Cost-Sharing Reduction. This subsidy is available to anyone who purchases silver-level insurance through the state exchanges and has income up to 250% of the federal poverty level. Unlike the Premium Tax Credit which reduces the insurance cost, this subsidy will automatically reduce the deductibles, copayments, and coinsurance expenses for which the insured is responsible. The dollar benefit of this subsidy is impossible to project in individual situations because the benefit depends on how much medical care is utilized during the year.
Income Planning for the Subsidies
For those who potentially qualify for subsidies, the impact can be dramatic and the benefit of effective tax planning can be thousands of dollars. For health insurance consumers with income below 400% of the Federal Poverty Line, each additional dollar of income results in a smaller subsidy. The subsidies, however, do not decline at a constant percentage and effectively serve like a new marginal tax for planning purposes. The chart below uses the example of a 60-year old married couple in Georgia to demonstrate the marginal tax rates resulting from the Premium Tax Credit subsidy.

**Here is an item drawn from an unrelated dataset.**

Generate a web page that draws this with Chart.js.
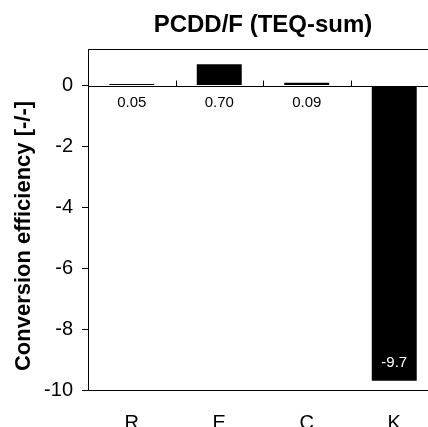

There are several conclusions that can be drawn from this chart but the biggest take-away is what happens when income for any family or individual goes above 400% of the federal poverty level. In this 2-person family example where 400% of the federal poverty line is $62,040, the couple would receive a $6,873 subsidy with $62,040 of income. However, an additional $1 of income ($62,041) would result in the subsidy being entirely phased out and, effectively, a marginal tax of $6,873 on that extra dollar of income. There may be no “tax” in our current system that is so dramatic for an additional dollar of income.
The bottom line from this is that families with income at or near 4x the Federal Poverty Line will be well served to carefully plan their income. Families in this situation will need to consider actions such as deferring pensions, utilizing above the line deductions, deferring Social Security, or deliberately lumping income into a single year to best exploit the unusual nature of the health insurance subsidies.